The Fit Starts With Who Moves the Defense First

LaMelo Ball and Josh Green going from Charlotte to Minnesota for Naz Reid and draft picks does not just give the Timberwolves a louder transaction. It gives Anthony Edwards a new possession problem, and maybe a cleaner one.

Ball fits with Edwards if his passing and pace make Edwards' catches sharper: more chances to attack a defense that has already shifted, rotated, or leaned the wrong way. That is the basketball upside. The concern is just as plain. If Ball's value demands the first touch too often and Edwards becomes the second star waiting for his turn, Minnesota has not solved the hard part. It has created a prettier two-guard compromise.

The fit should be judged by the shape of the possession, not the names on the graphic.

Edwards Cannot Become a Spectator

Picture the useful version first. Ball brings the ball up with tempo, forces the defense to account for the pass ahead, and makes the first rotation arrive earlier than it wants to. Edwards is not starting against a set wall. He is catching against a tilted floor, with the defense already deciding whether to protect the paint, close to the wing, or recover back to the original action.

That is where Ball can help him. Not by replacing Edwards as the central Timberwolves player, and not by turning every possession into a duet for its own sake. The clean version is Ball bending the floor first so Edwards can punish the second decision.

The less useful version is easier to spot. Ball dribbles into control of the clock, Edwards waits, and the possession becomes a question of who gets to create last instead of how Minnesota creates the best advantage. Two elite talents can still make that look fine in highlights. Opponents will care less about the highlight and more about whether the Wolves are giving them time to load up.

The Opponent Lens Is Simple

A rival defense will ask a rude question immediately: can it make one guard less dangerous without fully selling out to stop the other?

If the answer is yes, the Wolves' new backcourt becomes easier to sort. Defenders can shade attention toward Edwards, live with delayed Ball possessions, or dare Minnesota to prove the two guards can connect advantages instead of trading them.
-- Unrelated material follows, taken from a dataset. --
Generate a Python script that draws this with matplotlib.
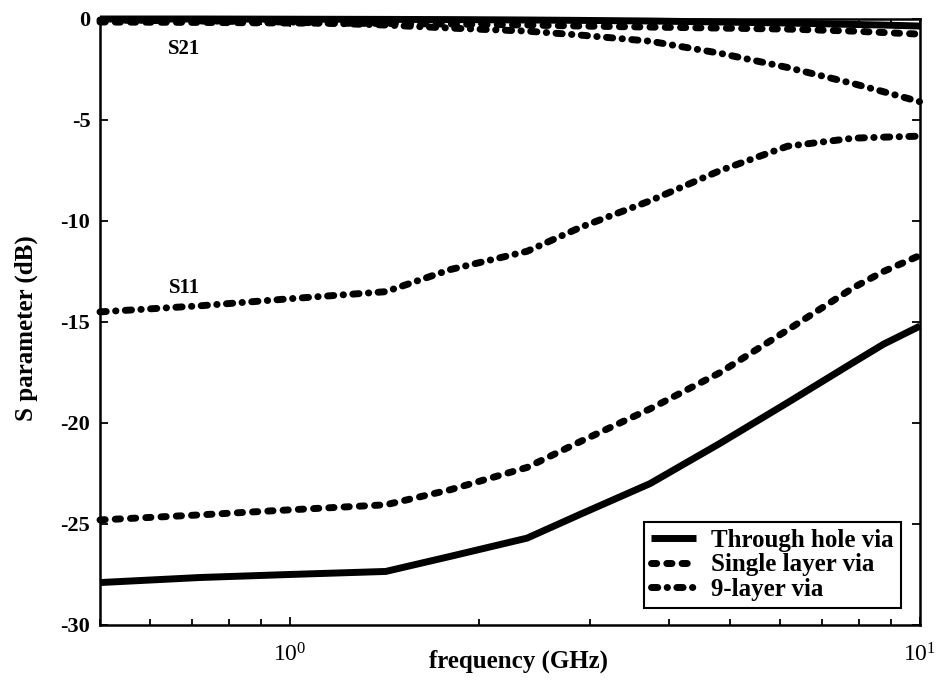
import numpy as np
import matplotlib
matplotlib.use("Agg")
import matplotlib.pyplot as plt
from matplotlib.ticker import LogLocator, MultipleLocator, NullFormatter

plt.rcParams['font.family'] = 'Liberation Serif'
plt.rcParams['font.weight'] = 'bold'
plt.rcParams['mathtext.fontset'] = 'custom'
plt.rcParams['mathtext.rm'] = 'Liberation Serif'
plt.rcParams['axes.unicode_minus'] = False

# frequency points (GHz)
freq = [0.5, 0.72, 1.0, 1.42, 1.8, 2.38, 2.9, 3.73, 4.82, 6.16, 7.84, 8.75, 10.0]

# S11 (dB)
s11_through = [-27.9, -27.65, -27.5, -27.35, -26.6, -25.7, -24.5, -23.0, -21.0, -19.0, -17.0, -16.1, -15.2]
s11_single = [-24.8, -24.55, -24.3, -24.05, -23.3, -22.2, -20.9, -19.3, -17.5, -15.4, -13.3, -12.5, -11.7]
s11_nine = [-14.5, -14.2, -13.85, -13.5, -12.4, -11.5, -10.3, -9.0, -7.5, -6.3, -5.9, -5.85, -5.8]

# S21 (dB)
s21_through = [0.0, 0.0, -0.01, -0.02, -0.03, -0.05, -0.07, -0.1, -0.15, -0.2, -0.27, -0.3, -0.35]
s21_single = [-0.15, -0.17, -0.2, -0.22, -0.25, -0.3, -0.35, -0.4, -0.45, -0.5, -0.6, -0.67, -0.75]
s21_nine = [-0.05, -0.1, -0.15, -0.3, -0.45, -0.6, -0.8, -1.1, -1.7, -2.4, -3.2, -3.6, -4.1]

labels = ["Through hole via", "Single layer via", "9-layer via"]

lw = 5
styles = [
    dict(ls='-', solid_capstyle='butt'),
    dict(ls=(0, (0.75, 1.45)), dash_capstyle='round'),
    dict(ls=(0, (0.9, 1.35, 0.05, 1.35)), dash_capstyle='round'),
]

fig = plt.figure(figsize=(9.37, 6.88), dpi=100)
ax = fig.add_axes([0.1067, 0.0916, 0.8752, 0.8808])

s11_all = [s11_through, s11_single, s11_nine]
s21_all = [s21_through, s21_single, s21_nine]
for s11, s21, lab, st in zip(s11_all, s21_all, labels, styles):
    ax.plot(freq, s11, color='black', lw=lw, label=lab, clip_on=False, **st)
    ax.plot(freq, s21, color='black', lw=lw, clip_on=False, zorder=3, **st)

ax.set_xscale('log')
ax.set_xlim(0.5, 10)
ax.set_ylim(-30, 0)
ax.yaxis.set_major_locator(MultipleLocator(5))
ax.xaxis.set_major_locator(LogLocator(base=10))
ax.xaxis.set_minor_locator(LogLocator(base=10, subs=np.arange(2, 10)))
ax.xaxis.set_minor_formatter(NullFormatter())

ax.tick_params(which='both', direction='in', top=True, right=True, width=1.3)
ax.tick_params(which='major', length=6)
ax.tick_params(which='minor', length=4)
ax.tick_params(axis='y', labelsize=16, pad=7)
ax.tick_params(axis='x', labelsize=17, pad=13)
for lbl in ax.get_xticklabels():
    lbl.set_fontweight('normal')
for sp in ax.spines.values():
    sp.set_linewidth(1.8)

ax.set_xlabel("frequency (GHz)", fontsize=18, fontweight='bold')
ax.set_ylabel("S parameter (dB)", fontsize=18, fontweight='bold')
ax.xaxis.set_label_coords(0.51, -0.04)
ax.yaxis.set_label_coords(-0.075, 0.49)

ax.text(0.68, -1.5, "S21", fontsize=15, fontweight='bold', ha='center', va='center')
ax.text(0.68, -13.3, "S11", fontsize=15, fontweight='bold', ha='center', va='center')

leg = ax.legend(loc='lower right', bbox_to_anchor=(0.977, 0.028), fontsize=18,
                frameon=True, fancybox=False, edgecolor='black', framealpha=1,
                handlelength=1.8, handletextpad=0.6, labelspacing=0.05,
                borderpad=0.3, borderaxespad=0)
leg.get_frame().set_linewidth(1.5)

fig.savefig("out.png", dpi=100)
That is the scouting-report danger. It is not that Ball and Edwards cannot share the floor. It is that sharing the floor is a low bar for players this prominent.

The higher bar is whether one creator's action makes the next creator's job easier.

Green matters here as part of the deal because Minnesota did not just add a star guard. It changed the ecosystem around Edwards. Reid leaving in the trade also changes the roster context around those touches. But the central read stays with the backcourt: does Ball make Edwards' hardest possessions arrive with more space, more pace, and more defensive movement already baked in?

If he does, Minnesota bought a real offensive lever. If he does not, the Wolves bought another famous handler and left Edwards with a cleaner-looking version of the same burden: make something good after the floor has stopped moving.

That is the fit. Not whether Ball is talented enough. He is. Not whether Edwards remains the center of the Wolves' world. He does. The question is whether Minnesota's new guard can turn Edwards' possessions from self-created fights into second-action attacks. That difference will decide whether this trade feels like a backcourt upgrade or a backcourt negotiation.